The reporters in attendance laughed at Reid’s remark. It fit in nicely into the long tradition of the majority leader getting personal with those he disagrees with.

Among Reid’s insults over the years: He once called former Federal Reserve chairman Alan Greenspan “one of the biggest political hacks we have here in Washington.” He referred to Marine Gen. Peter Pace as “incompetent” and his Republican Senate colleagues as “49 puppets” controlled by George W. Bush.

Discussing Supreme Court Justice Clarence Thomas in 2004, Reid said: “I think that he has been an embarrassment to the Supreme Court. … I think that his opinions are poorly written.” As for former President George W. Bush? “I think this guy is a loser,” Reid said in 2005.

Reid later apologized for his “loser” remark. But in 2008, he was at it again when his Senate colleague, Arizona Sen. John McCain, was running for president as a Republican.

“I can’t stand John McCain,” he admitted in an interview with the Las Vegas Review-Journal.

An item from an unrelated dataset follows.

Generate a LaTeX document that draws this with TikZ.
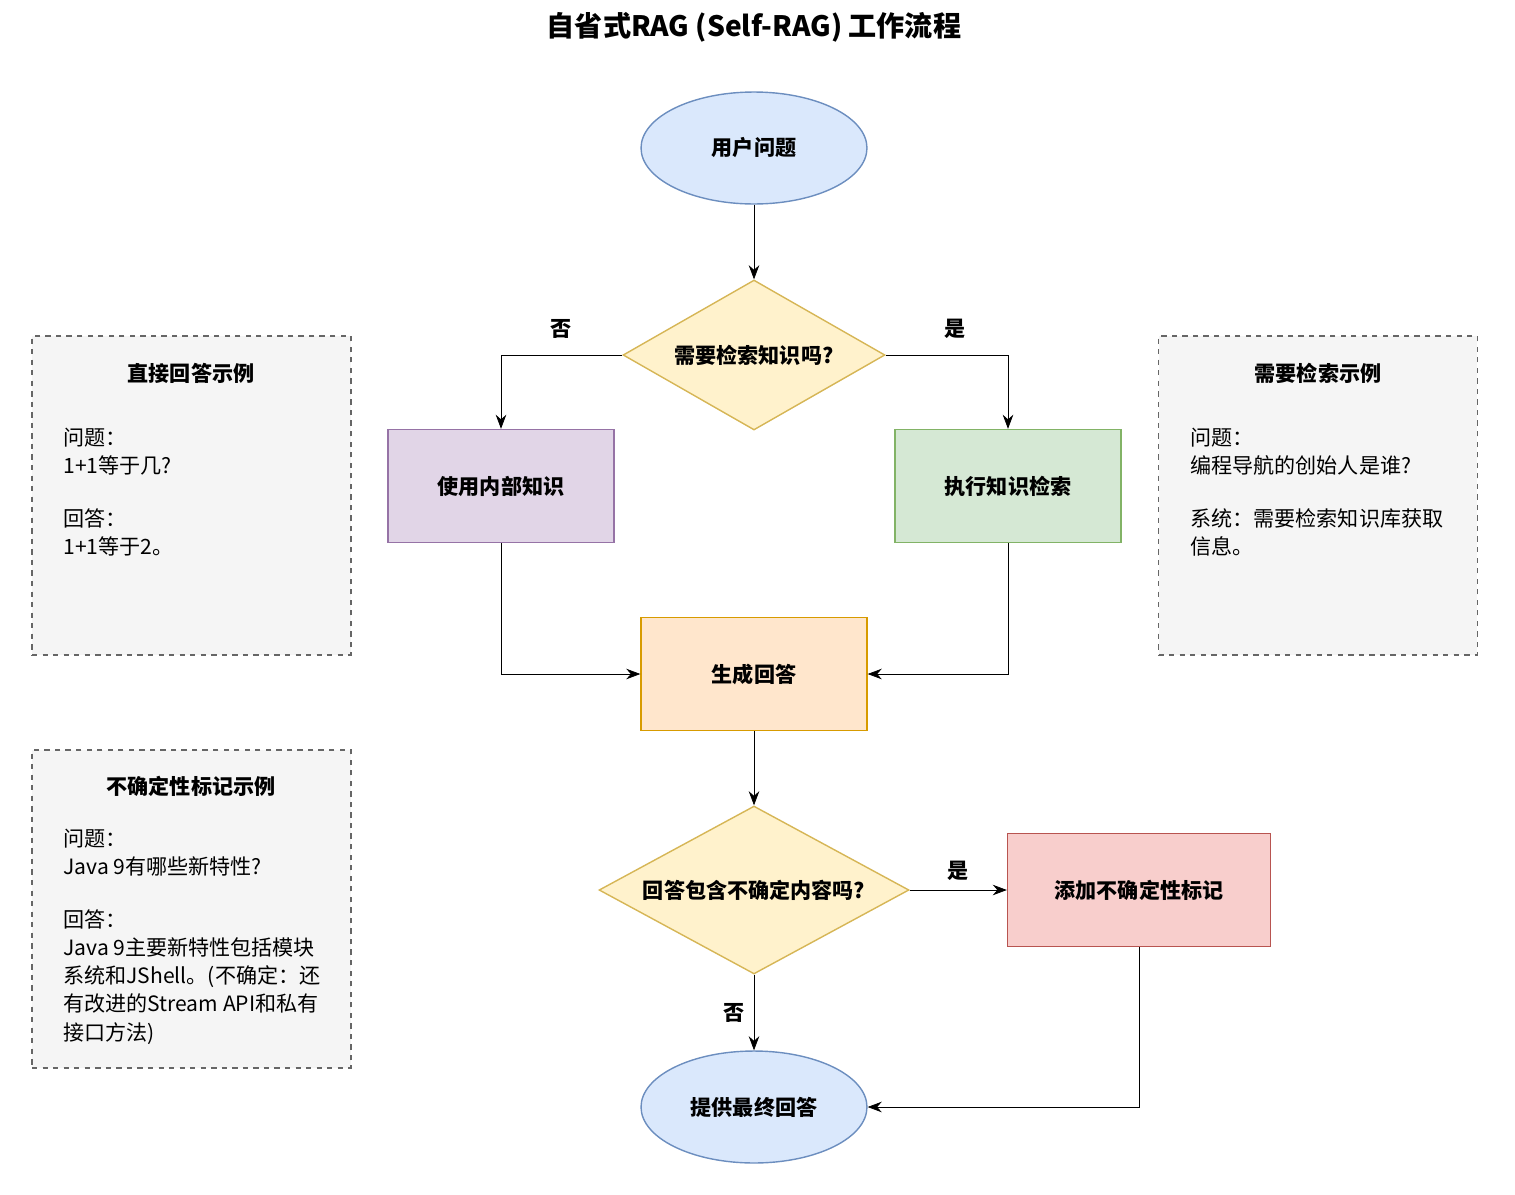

He hasn’t always limited his insults to those in politics. He once famously made a dig at the tourists inside the Capitol.

“You can always tell when it is summertime because you can smell the visitors,” Reid said in 2008. “The visitors stand out in the high humidity, heat, and they sweat. There is no place for them to go.”

And members of the media have also been at the receiving end of his insults. Frustrated, he once asked a reporter if she “spoke English.”

“Turn up your Miracle Ear,” he said.